• Requirements
Repeat the listing word for word. No pictures belong in the copy.

• Collected material
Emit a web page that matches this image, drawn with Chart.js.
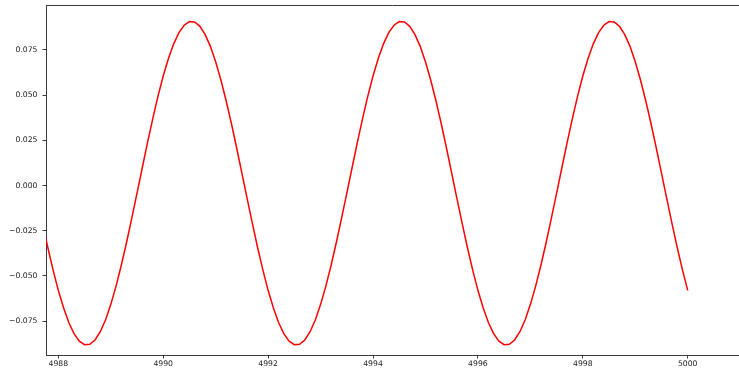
<!DOCTYPE html>
<html>
<head>
<meta charset="utf-8">
<script src="https://cdn.jsdelivr.net/npm/chart.js@4/dist/chart.umd.min.js"></script>
<style>
  html, body { margin: 0; padding: 0; background: #fff; overflow: hidden; }
  canvas { display: block; }
</style>
</head>
<body>
<canvas id="c" width="739" height="369"></canvas>
<script>
// Sample times (step 0.1)
const times = [
  4987.7, 4987.8, 4987.9, 4988.0, 4988.1, 4988.2, 4988.3, 4988.4, 4988.5, 4988.6,
  4988.7, 4988.8, 4988.9, 4989.0, 4989.1, 4989.2, 4989.3, 4989.4, 4989.5, 4989.6,
  4989.7, 4989.8, 4989.9, 4990.0, 4990.1, 4990.2, 4990.3, 4990.4, 4990.5, 4990.6,
  4990.7, 4990.8, 4990.9, 4991.0, 4991.1, 4991.2, 4991.3, 4991.4, 4991.5, 4991.6,
  4991.7, 4991.8, 4991.9, 4992.0, 4992.1, 4992.2, 4992.3, 4992.4, 4992.5, 4992.6,
  4992.7, 4992.8, 4992.9, 4993.0, 4993.1, 4993.2, 4993.3, 4993.4, 4993.5, 4993.6,
  4993.7, 4993.8, 4993.9, 4994.0, 4994.1, 4994.2, 4994.3, 4994.4, 4994.5, 4994.6,
  4994.7, 4994.8, 4994.9, 4995.0, 4995.1, 4995.2, 4995.3, 4995.4, 4995.5, 4995.6,
  4995.7, 4995.8, 4995.9, 4996.0, 4996.1, 4996.2, 4996.3, 4996.4, 4996.5, 4996.6,
  4996.7, 4996.8, 4996.9, 4997.0, 4997.1, 4997.2, 4997.3, 4997.4, 4997.5, 4997.6,
  4997.7, 4997.8, 4997.9, 4998.0, 4998.1, 4998.2, 4998.3, 4998.4, 4998.5, 4998.6,
  4998.7, 4998.8, 4998.9, 4999.0, 4999.1, 4999.2, 4999.3, 4999.4, 4999.5, 4999.6,
  4999.7, 4999.8, 4999.9, 5000.0
];

// Signal value at each sample time
const signal = [
  -0.0210, -0.0343, -0.0467, -0.0580, -0.0677, -0.0758, -0.0820, -0.0861, -0.0881, -0.0879,
  -0.0855, -0.0809, -0.0744, -0.0659, -0.0558, -0.0443, -0.0317, -0.0182, -0.0043, 0.0097,
  0.0236, 0.0369, 0.0493, 0.0606, 0.0703, 0.0784, 0.0846, 0.0887, 0.0907, 0.0905,
  0.0881, 0.0835, 0.0770, 0.0685, 0.0584, 0.0469, 0.0343, 0.0209, 0.0069, -0.0071,
  -0.0210, -0.0343, -0.0467, -0.0580, -0.0677, -0.0758, -0.0820, -0.0861, -0.0881, -0.0879,
  -0.0855, -0.0809, -0.0744, -0.0659, -0.0558, -0.0443, -0.0317, -0.0182, -0.0043, 0.0097,
  0.0236, 0.0369, 0.0493, 0.0606, 0.0703, 0.0784, 0.0846, 0.0887, 0.0907, 0.0905,
  0.0881, 0.0835, 0.0770, 0.0685, 0.0584, 0.0469, 0.0343, 0.0209, 0.0069, -0.0071,
  -0.0210, -0.0343, -0.0467, -0.0580, -0.0677, -0.0758, -0.0820, -0.0861, -0.0881, -0.0879,
  -0.0855, -0.0809, -0.0744, -0.0659, -0.0558, -0.0443, -0.0317, -0.0182, -0.0043, 0.0097,
  0.0236, 0.0369, 0.0493, 0.0606, 0.0703, 0.0784, 0.0846, 0.0887, 0.0907, 0.0905,
  0.0881, 0.0835, 0.0770, 0.0685, 0.0584, 0.0469, 0.0343, 0.0209, 0.0069, -0.0071,
  -0.0210, -0.0343, -0.0467, -0.0580
];

// Axis tick positions
const xTicks = [4988, 4990, 4992, 4994, 4996, 4998, 5000];
const yTicks = [-0.075, -0.050, -0.025, 0.000, 0.025, 0.050, 0.075];

// Visible window
const xRange = [4987.7655, 5000.978];
const yRange = [-0.0938, 0.0999];

const points = times.map((t, i) => ({ x: t, y: signal[i] }));

const FONT = { family: "'DejaVu Sans', sans-serif", size: 7.7 };
const AXIS_COLOR = '#3a3a3a';

// Top frame line of the plot area
const topFrame = {
  id: 'topFrame',
  afterDraw(chart) {
    const { ctx, chartArea } = chart;
    ctx.save();
    ctx.strokeStyle = AXIS_COLOR;
    ctx.lineWidth = 1;
    ctx.beginPath();
    ctx.moveTo(chartArea.left, chartArea.top + 0.5);
    ctx.lineTo(chartArea.right, chartArea.top + 0.5);
    ctx.stroke();
    ctx.restore();
  }
};

function fmtY(v) {
  const s = Math.abs(v).toFixed(3);
  return (v < -1e-9 ? '\u2212' : '') + s;
}

new Chart(document.getElementById('c'), {
  type: 'line',
  data: {
    datasets: [{
      data: points,
      borderColor: '#ff0000',
      borderWidth: 1.5,
      pointRadius: 0,
      tension: 0,
      fill: false
    }]
  },
  options: {
    responsive: false,
    devicePixelRatio: 1,
    animation: false,
    parsing: false,
    layout: { padding: { top: 5, right: 0, left: 0, bottom: 0 } },
    plugins: { legend: { display: false }, tooltip: { enabled: false } },
    scales: {
      x: {
        type: 'linear',
        min: xRange[0],
        max: xRange[1],
        afterFit(scale) {
          scale.height = 14;
          scale.paddingLeft = 0; scale.paddingRight = 0;
        },
        afterBuildTicks(scale) { scale.ticks = xTicks.map(v => ({ value: v })); },
        grid: { drawOnChartArea: false, tickLength: 3.5, color: AXIS_COLOR, tickWidth: 1 },
        border: { color: AXIS_COLOR, width: 1 },
        ticks: {
          font: FONT, color: '#222', padding: 1, maxRotation: 0, autoSkip: false,
          callback: v => String(v)
        }
      },
      y: {
        type: 'linear',
        min: yRange[0],
        max: yRange[1],
        afterFit(scale) {
          scale.width = 46;
          scale.paddingTop = 0; scale.paddingBottom = 0;
        },
        afterBuildTicks(scale) { scale.ticks = yTicks.map(v => ({ value: v })); },
        grid: { drawOnChartArea: false, tickLength: 3.5, color: AXIS_COLOR, tickWidth: 1 },
        border: { color: AXIS_COLOR, width: 1 },
        ticks: {
          font: FONT, color: '#222', padding: 5, autoSkip: false,
          callback: v => fmtY(v)
        }
      }
    }
  },
  plugins: [topFrame]
});
</script>
</body>
</html>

• Solution below
Emit a web page that matches this image, drawn with Chart.js.
<!DOCTYPE html>
<html>
<head>
<meta charset="utf-8">
<script src="https://cdn.jsdelivr.net/npm/chart.js@4/dist/chart.umd.min.js"></script>
<style>
  html, body { margin: 0; padding: 0; background: #fff; overflow: hidden; }
  canvas { display: block; }
</style>
</head>
<body>
<canvas id="c" width="739" height="369"></canvas>
<script>
// Sample times (step 0.1)
const times = [
  4987.7, 4987.8, 4987.9, 4988.0, 4988.1, 4988.2, 4988.3, 4988.4, 4988.5, 4988.6,
  4988.7, 4988.8, 4988.9, 4989.0, 4989.1, 4989.2, 4989.3, 4989.4, 4989.5, 4989.6,
  4989.7, 4989.8, 4989.9, 4990.0, 4990.1, 4990.2, 4990.3, 4990.4, 4990.5, 4990.6,
  4990.7, 4990.8, 4990.9, 4991.0, 4991.1, 4991.2, 4991.3, 4991.4, 4991.5, 4991.6,
  4991.7, 4991.8, 4991.9, 4992.0, 4992.1, 4992.2, 4992.3, 4992.4, 4992.5, 4992.6,
  4992.7, 4992.8, 4992.9, 4993.0, 4993.1, 4993.2, 4993.3, 4993.4, 4993.5, 4993.6,
  4993.7, 4993.8, 4993.9, 4994.0, 4994.1, 4994.2, 4994.3, 4994.4, 4994.5, 4994.6,
  4994.7, 4994.8, 4994.9, 4995.0, 4995.1, 4995.2, 4995.3, 4995.4, 4995.5, 4995.6,
  4995.7, 4995.8, 4995.9, 4996.0, 4996.1, 4996.2, 4996.3, 4996.4, 4996.5, 4996.6,
  4996.7, 4996.8, 4996.9, 4997.0, 4997.1, 4997.2, 4997.3, 4997.4, 4997.5, 4997.6,
  4997.7, 4997.8, 4997.9, 4998.0, 4998.1, 4998.2, 4998.3, 4998.4, 4998.5, 4998.6,
  4998.7, 4998.8, 4998.9, 4999.0, 4999.1, 4999.2, 4999.3, 4999.4, 4999.5, 4999.6,
  4999.7, 4999.8, 4999.9, 5000.0
];

// Signal value at each sample time
const signal = [
  -0.0210, -0.0343, -0.0467, -0.0580, -0.0677, -0.0758, -0.0820, -0.0861, -0.0881, -0.0879,
  -0.0855, -0.0809, -0.0744, -0.0659, -0.0558, -0.0443, -0.0317, -0.0182, -0.0043, 0.0097,
  0.0236, 0.0369, 0.0493, 0.0606, 0.0703, 0.0784, 0.0846, 0.0887, 0.0907, 0.0905,
  0.0881, 0.0835, 0.0770, 0.0685, 0.0584, 0.0469, 0.0343, 0.0209, 0.0069, -0.0071,
  -0.0210, -0.0343, -0.0467, -0.0580, -0.0677, -0.0758, -0.0820, -0.0861, -0.0881, -0.0879,
  -0.0855, -0.0809, -0.0744, -0.0659, -0.0558, -0.0443, -0.0317, -0.0182, -0.0043, 0.0097,
  0.0236, 0.0369, 0.0493, 0.0606, 0.0703, 0.0784, 0.0846, 0.0887, 0.0907, 0.0905,
  0.0881, 0.0835, 0.0770, 0.0685, 0.0584, 0.0469, 0.0343, 0.0209, 0.0069, -0.0071,
  -0.0210, -0.0343, -0.0467, -0.0580, -0.0677, -0.0758, -0.0820, -0.0861, -0.0881, -0.0879,
  -0.0855, -0.0809, -0.0744, -0.0659, -0.0558, -0.0443, -0.0317, -0.0182, -0.0043, 0.0097,
  0.0236, 0.0369, 0.0493, 0.0606, 0.0703, 0.0784, 0.0846, 0.0887, 0.0907, 0.0905,
  0.0881, 0.0835, 0.0770, 0.0685, 0.0584, 0.0469, 0.0343, 0.0209, 0.0069, -0.0071,
  -0.0210, -0.0343, -0.0467, -0.0580
];

// Axis tick positions
const xTicks = [4988, 4990, 4992, 4994, 4996, 4998, 5000];
const yTicks = [-0.075, -0.050, -0.025, 0.000, 0.025, 0.050, 0.075];

// Visible window
const xRange = [4987.7655, 5000.978];
const yRange = [-0.0938, 0.0999];

const points = times.map((t, i) => ({ x: t, y: signal[i] }));

const FONT = { family: "'DejaVu Sans', sans-serif", size: 7.7 };
const AXIS_COLOR = '#3a3a3a';

// Top frame line of the plot area
const topFrame = {
  id: 'topFrame',
  afterDraw(chart) {
    const { ctx, chartArea } = chart;
    ctx.save();
    ctx.strokeStyle = AXIS_COLOR;
    ctx.lineWidth = 1;
    ctx.beginPath();
    ctx.moveTo(chartArea.left, chartArea.top + 0.5);
    ctx.lineTo(chartArea.right, chartArea.top + 0.5);
    ctx.stroke();
    ctx.restore();
  }
};

function fmtY(v) {
  const s = Math.abs(v).toFixed(3);
  return (v < -1e-9 ? '\u2212' : '') + s;
}

new Chart(document.getElementById('c'), {
  type: 'line',
  data: {
    datasets: [{
      data: points,
      borderColor: '#ff0000',
      borderWidth: 1.5,
      pointRadius: 0,
      tension: 0,
      fill: false
    }]
  },
  options: {
    responsive: false,
    devicePixelRatio: 1,
    animation: false,
    parsing: false,
    layout: { padding: { top: 5, right: 0, left: 0, bottom: 0 } },
    plugins: { legend: { display: false }, tooltip: { enabled: false } },
    scales: {
      x: {
        type: 'linear',
        min: xRange[0],
        max: xRange[1],
        afterFit(scale) {
          scale.height = 14;
          scale.paddingLeft = 0; scale.paddingRight = 0;
        },
        afterBuildTicks(scale) { scale.ticks = xTicks.map(v => ({ value: v })); },
        grid: { drawOnChartArea: false, tickLength: 3.5, color: AXIS_COLOR, tickWidth: 1 },
        border: { color: AXIS_COLOR, width: 1 },
        ticks: {
          font: FONT, color: '#222', padding: 1, maxRotation: 0, autoSkip: false,
          callback: v => String(v)
        }
      },
      y: {
        type: 'linear',
        min: yRange[0],
        max: yRange[1],
        afterFit(scale) {
          scale.width = 46;
          scale.paddingTop = 0; scale.paddingBottom = 0;
        },
        afterBuildTicks(scale) { scale.ticks = yTicks.map(v => ({ value: v })); },
        grid: { drawOnChartArea: false, tickLength: 3.5, color: AXIS_COLOR, tickWidth: 1 },
        border: { color: AXIS_COLOR, width: 1 },
        ticks: {
          font: FONT, color: '#222', padding: 5, autoSkip: false,
          callback: v => fmtY(v)
        }
      }
    }
  },
  plugins: [topFrame]
});
</script>
</body>
</html>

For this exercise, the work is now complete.